ŞARKILARDAKİ gibi, bir gece ansızın gelebilirim, dercesine. Bir gece değil ama, bir gündüz, Acarkent ansızın hayatımıza giriyor. Yani, orman katliamı.
Türkiye’de sık sık başımıza geliyor. Bir şey hayatımıza ansızın girdi mi, hayatımızdan da ansızın çıkıyor. Özel ormanlarda yasayı çok ağır biçimde delen ilk örnek. Tam bir orman katliamı.
KATLİAMIN TARİHİ
6831 sayılı Orman Yasası 31.8.1956 tarihli.
1986’da, Özal’ın Başbakanlığında 56. maddesi değişiyor. "Özel alanlarda yüzde altı yapılaşmaya izin verilir" biçiminde, değiştiriliyor.
1987’de, yine Özal dönemi, aynı maddeye, "imara uygun" deyimi ekleniyor.
Ormanda katliamın başlama tarihi. Aynı anda, katliamın içine belediyeler de katılıyor.
Yapılaşma için Acarlar o tarihte başvuruyor. Sonra bugünlere geliniyor.
TEFTİŞİN ORANI
Orman Bakanlığı müfettişlerinin Acarkent’te belirlediği yapılaşma oranı yüzde 6 yerine, yüzde 94. Pes! Ölçüyü kaçırmanın da, ölçüsü var, ama burada ölçüden filan söz etmek artık anlamsız.
Bu ölçüsüzlüğün sırrı nerede? İlginç bir yöntemde. Parsel parsel tapu alınıyor Acarkent’te. Orman alanları adım adım, daraltılıyor, tek bir seferde değil.
Orman Bakanlığı şimdi oradaki kat ya da villaların sahiplerini tek tek belirliyor. Orman alanlarının çiğnendiği, aşıldığı yerler saptanıyor.
Açılması düşünülen davalar, bu aşılan alanların boşaltılması üzerine. Kritik soru, nasıl boşaltılacak? Bu henüz belli değil.
Elli yıllık Orman Yasası’nın ünlü 17. maddesi var.

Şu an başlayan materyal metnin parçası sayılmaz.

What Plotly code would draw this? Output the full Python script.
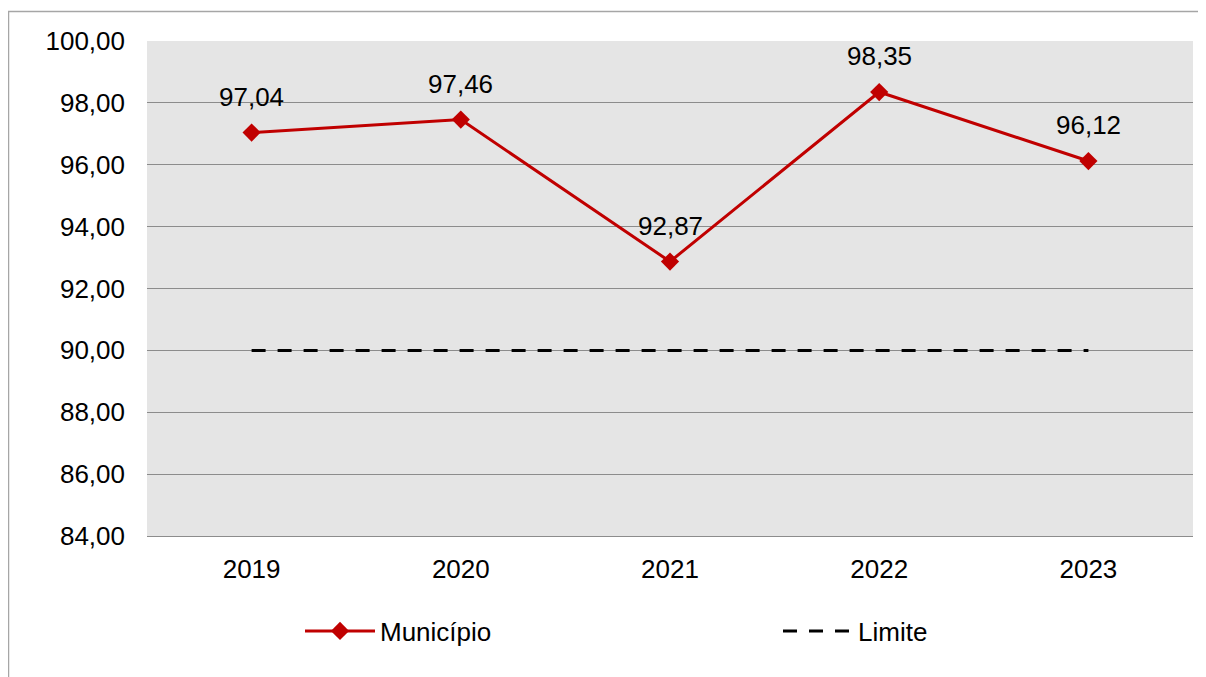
import plotly.graph_objects as go

years = ["2019", "2020", "2021", "2022", "2023"]
municipio = [97.04, 97.46, 92.87, 98.35, 96.12]
limite = [90, 90, 90, 90, 90]
y_ticks = [84, 86, 88, 90, 92, 94, 96, 98, 100]

FONT = "Liberation Sans, Arial, sans-serif"
OFF = 8  # page body margin
W, H = 1206 - OFF, 677 - OFF
L, R, T, B = 147 - OFF, 13, 41 - OFF, 141
pw, ph = W - L - R, H - T - B


def px_x(p):  # screen pixel -> paper x
    return (p - 147) / pw


def px_y(p):  # screen pixel -> paper y
    return (536 - p) / ph


fig = go.Figure()
fig.add_trace(go.Scatter(
    x=years, y=municipio, name="Município", mode="lines+markers",
    line=dict(color="#C00000", width=3),
    marker=dict(symbol="diamond", size=14, color="#C00000"),
    legend="legend",
))
fig.add_trace(go.Scatter(
    x=years, y=limite, name="Limite", mode="lines",
    line=dict(color="#000000", width=3, dash="14px,12px"),
    legend="legend2",
))

annotations = []
for i, v in enumerate(municipio):
    annotations.append(dict(
        x=i, y=v, xref="x", yref="y",
        text=f"{v:.2f}".replace(".", ","),
        showarrow=False, yshift=36, xanchor="center", yanchor="middle",
        font=dict(family=FONT, size=26, color="#000000"),
    ))

leg_common = dict(orientation="h", xanchor="left", yanchor="middle",
                  y=px_y(631), itemwidth=70,
                  font=dict(family=FONT, size=26, color="#000000"),
                  bgcolor="rgba(0,0,0,0)")

fig.update_layout(
    width=W, height=H,
    margin=dict(l=L, r=R, t=T, b=B),
    paper_bgcolor="white", plot_bgcolor="#E5E5E5",
    separators=",.",
    font=dict(family=FONT, size=26, color="#000000"),
    showlegend=True,
    annotations=annotations,
    shapes=[dict(type="rect", xref="paper", yref="paper",
                 x0=px_x(8.5), x1=1.5, y0=-1.0, y1=px_y(11.5),
                 line=dict(color="#A6A6A6", width=1.5),
                 fillcolor="rgba(0,0,0,0)", layer="below")],
    legend=dict(x=px_x(300), **leg_common),
    legend2=dict(x=px_x(778), **leg_common),
    xaxis=dict(type="category", range=[-0.5, 4.5], showgrid=False, zeroline=False,
               showline=True, linecolor="#8C8C8C", linewidth=1,
               ticks="", ticklabelstandoff=10,
               tickfont=dict(family=FONT, size=26)),
    yaxis=dict(range=[84, 100], tickvals=y_ticks, tickformat=".2f",
               showgrid=True, gridcolor="#8C8C8C", gridwidth=1,
               zeroline=False, showline=False, ticks="",
               ticklabelstandoff=21,
               tickfont=dict(family=FONT, size=26)),
)

fig.write_html("out.html")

"Ormanların herhangi bir suretle yanmasından veya açıklarından faydalanarak, işgal, açma veya hangi şekilde olursa olsun kesme, sökme, budama veya boğma yollarıyla elde edilecek yerlerle, buralarda yapılacak her türlü yapı ve tesisler, şahıslar adına tapuya tescil olunamaz".
DOĞRUDAN EL KOYMA
Bu kadar açık. Yüzde 6 aşılırsa, tapuya kaydı yasak. Yüzde 6 çoktan aşıldığı halde, Acarkent bugün tapularla dolu.
Yasa, tapuya kaydedilmesini yasakladıktan sonra, aynı maddenin son cümlesinde ne yapılacağını da söylüyor:
"Bu durumlarda, buralara doğrudan doğruya Orman İdaresince el konulur".
Daha da vahimi şu. Bu yasa elli yıldır var. Acarlar’ın işe girişmesi ise, yirmi yıl geriye gidiyor.
Şimdi Osman Pepe kalkıyor, bas bas bağırıyor. Bağırması, doğru bir tesbit. Ama, yasayı bugüne kadar uygulamayan, yine kendisi.
Aslında sadece dört yıllık AKP iktidarı değil, son yirmi yılın bütün siyasal iktidarları bu yasayı uygulamıyor.
Çünkü, bizim ülkemizde 6831 sayılı Orman Yasası geçerli değil.
Bizim ülkemizde geçerli olan, başka bir orman yasası. Hani, gücü gücü yetene, orman yasası.